Krasner mostly ignored Peruto, refusing to debate him and denying him a platform from which to attack. He also pointed to a series of controversial statements the Republican challenger made after announcing his candidacy in February.

With a small campaign budget and no staff, Peruto said he basically oversaw his campaign on his own. He took in the loss with a dozen friends and family members in the bar of his Rittenhouse home, or as he calls it, the campaign headquarters. He tried to find humor in his defeat.

Asked what he might have done differently, Peruto replied: “Not run.”

Peruto, 66, a former Democrat who supported Krasner in 2017, drew attention in May for his unconventional campaign website, which included an explanation of the accidental death of his paralegal and girlfriend who died in his home in 2013 while he was out of town.

The website also featured a provocative video of Peruto declaring public safety more important than civil rights, while making sweeping statements about race and crime. “I understand Black people just about as well as a Black person,” he said in the video.

The Inquirer in March found that while arrests for illegal possession of a gun were on the rise, convictions for that crime had fallen since Krasner took office in 2018. Krasner in part blamed that on weak cases being presented by the Philadelphia Police Department, prompting critics to complain that he blames others before taking responsibility.

Of late, he has noted that the city has 11% more killings at this time compared with last year but that the rate was 38% higher three months ago. “I say with some cautious optimism we see some motion that it is going in the right direction,” he said.

Still, Philadelphia appears on track for more than 500 murders in 2021, its highest total ever.

Like many of his critics, some Democratic leaders were troubled by Krasner’s approach to gun violence and a sense that he blamed others for the crisis.

Krasner consistently points out that gun violence was spiking in large cities nationwide and that the pandemic had been a driving factor. He also pointed toward his primary victory this year, when he won two-thirds of the vote and surged to even higher numbers in neighborhoods most impacted by gun violence.
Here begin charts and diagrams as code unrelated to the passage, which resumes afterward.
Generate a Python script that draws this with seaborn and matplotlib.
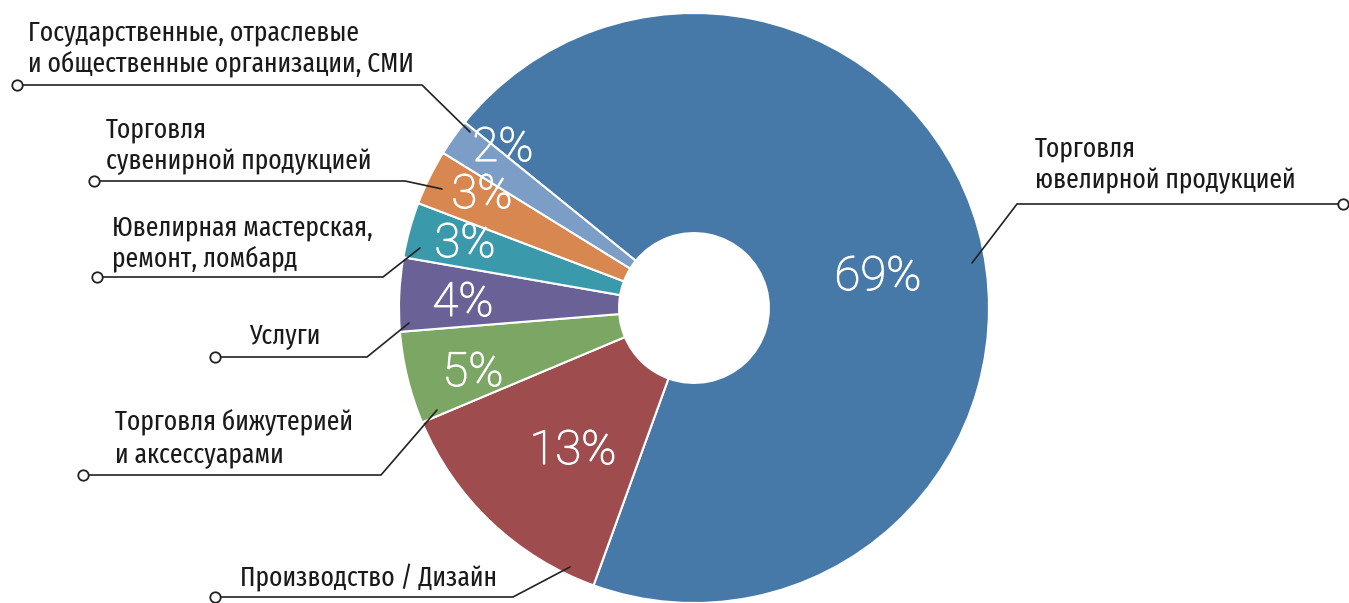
import matplotlib
matplotlib.use("Agg")
import matplotlib.pyplot as plt
import matplotlib.patheffects as pe
import seaborn as sns

# Data
categories = [
    "Торговля\nювелирной продукцией",
    "Производство / Дизайн",
    "Торговля бижутерией\nи аксессуарами",
    "Услуги",
    "Ювелирная мастерская,\nремонт, ломбард",
    "Торговля\nсувенирной продукцией",
    "Государственные, отраслевые\nи общественные организации, СМИ",
]
shares = [69, 13, 5, 4, 3, 3, 2]
pct_labels = [f"{v}%" for v in shares]
colors = ["#4679a8", "#9e4c4e", "#7ca663", "#6a6197", "#3a9aab", "#d7874f", "#7b9dc6"]

# Layout (pixel positions in the 1349x603 canvas)
W, H = 1349, 603
CX, CY, R = 694, 308, 295
pct_pos = [(878, 277), (573, 451), (473, 373), (463, 303), (465, 244), (482, 195), (503, 148)]
# text x, first baseline, circle (x, y), corner x, end (x, y)
callouts = [
    (1035, 156, (1343, 204), 1017, (972, 263)),
    (240, 586, (215, 597), 513, (570, 567)),
    (115, 430, (83, 475), 381, (437, 410)),
    (249, 343, (215, 357), 367, (409, 323)),
    (112, 235, (97, 277), 383, (420, 248)),
    (106, 137, (94, 181), 405, (442, 189)),
    (28, 40, (17, 85), 422, (470, 132)),
]
LINE_H = 32


def px(x, y):
    return (x - CX) / R, (CY - y) / R


sns.set_theme(style="white")
plt.rcParams["font.family"] = ["Fira Sans Extra Condensed", "Roboto", "DejaVu Sans"]

fig = plt.figure(figsize=(W / 100, H / 100), dpi=100)
ax = fig.add_axes([0, 0, 1, 1])

wedges, _ = ax.pie(
    shares, colors=colors, startangle=141, counterclock=False, radius=1,
    wedgeprops=dict(width=0.746, edgecolor="white", linewidth=1.5),
)
ax.set_xlim(-CX / R, (W - CX) / R)
ax.set_ylim((CY - H) / R, CY / R)
ax.set_aspect("auto")
ax.axis("off")

# percentages inside the ring (thin face, slightly thickened)
thicken = [pe.withStroke(linewidth=0.8, foreground="white")]
for lab, (x, y) in zip(pct_labels, pct_pos):
    ax.text(*px(x, y), lab, color="white", fontsize=34, fontfamily=["Roboto", "DejaVu Sans"],
            fontweight="light", ha="center", va="center", path_effects=thicken)

# callout labels with leader lines
for cat, (tx, ty, (cx, cy), kx, (ex, ey)) in zip(categories, callouts):
    for i, line in enumerate(cat.split("\n")):
        ax.text(*px(tx, ty + i * LINE_H), line, fontsize=20, color="#1a1a1a",
                ha="left", va="baseline")
    p0, p1, p2 = px(cx, cy), px(kx, cy), px(ex, ey)
    ax.plot([p0[0], p1[0], p2[0]], [p0[1], p1[1], p2[1]], color="#222222", lw=1.2,
            solid_joinstyle="miter", clip_on=False, zorder=4)
    ax.plot(*p0, "o", mfc="white", mec="#222222", ms=7.5, mew=1.3, clip_on=False, zorder=5)

fig.savefig("out.png", dpi=100)
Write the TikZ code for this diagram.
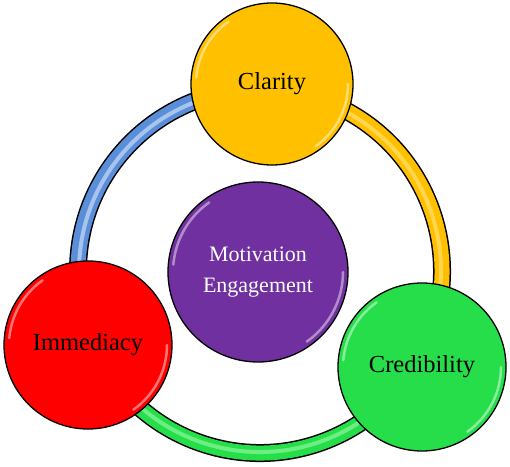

State Sen. Anthony Hardy Williams, a Democrat who represents West Philadelphia, campaigned Tuesday in Cobbs Creek with Krasner. There, Williams said his constituents like Krasner but want more from him to improve public safety.

However, Williams added: “They like that he doesn’t just throw somebody of color up against the wall and say you’re automatically guilty. Most people don’t look at Larry Krasner simply as a prosecutor. They look at him as a person who is changing the system.”

Krasner’s first term was marked by clashes with city, state, and federal officials — Mayor Jim Kenney, state Attorney General Josh Shapiro, former U.S. Attorney Bill McSwain — and criticism about a lack of coordination in their approaches to public safety.

State Rep. Joanna McClinton of West Philadelphia, the Democratic leader in the state House, called on Krasner to push for a “very serious and targeted collaborative approach” to law enforcement.

Krasner was among the first in a wave of progressive reformers in big cities. Those reformers are now winning second terms while more progressives are winning office for the first time.

Krasner estimates that 70 million Americans now live in a jurisdiction with a progressive prosecutor, double the total just two years ago.

“So what is happening here is really just a microcosm of what’s happening all across the country,” he said Tuesday. “And what’s happening all across the country is the grassroots are very clear that they want a different kind of criminal justice — that focuses on the most serious crime, that doesn’t do excessive things with minor offenses.”

In the other local nonjudicial race on the ballot, City Controller Rebecca Rhynhart, a Democrat, rolled to a second term after facing no challengers in the primary or general elections. She is widely seen as a potential contender for mayor in 2023.

Staff writer Ellie Rushing contributed to this article.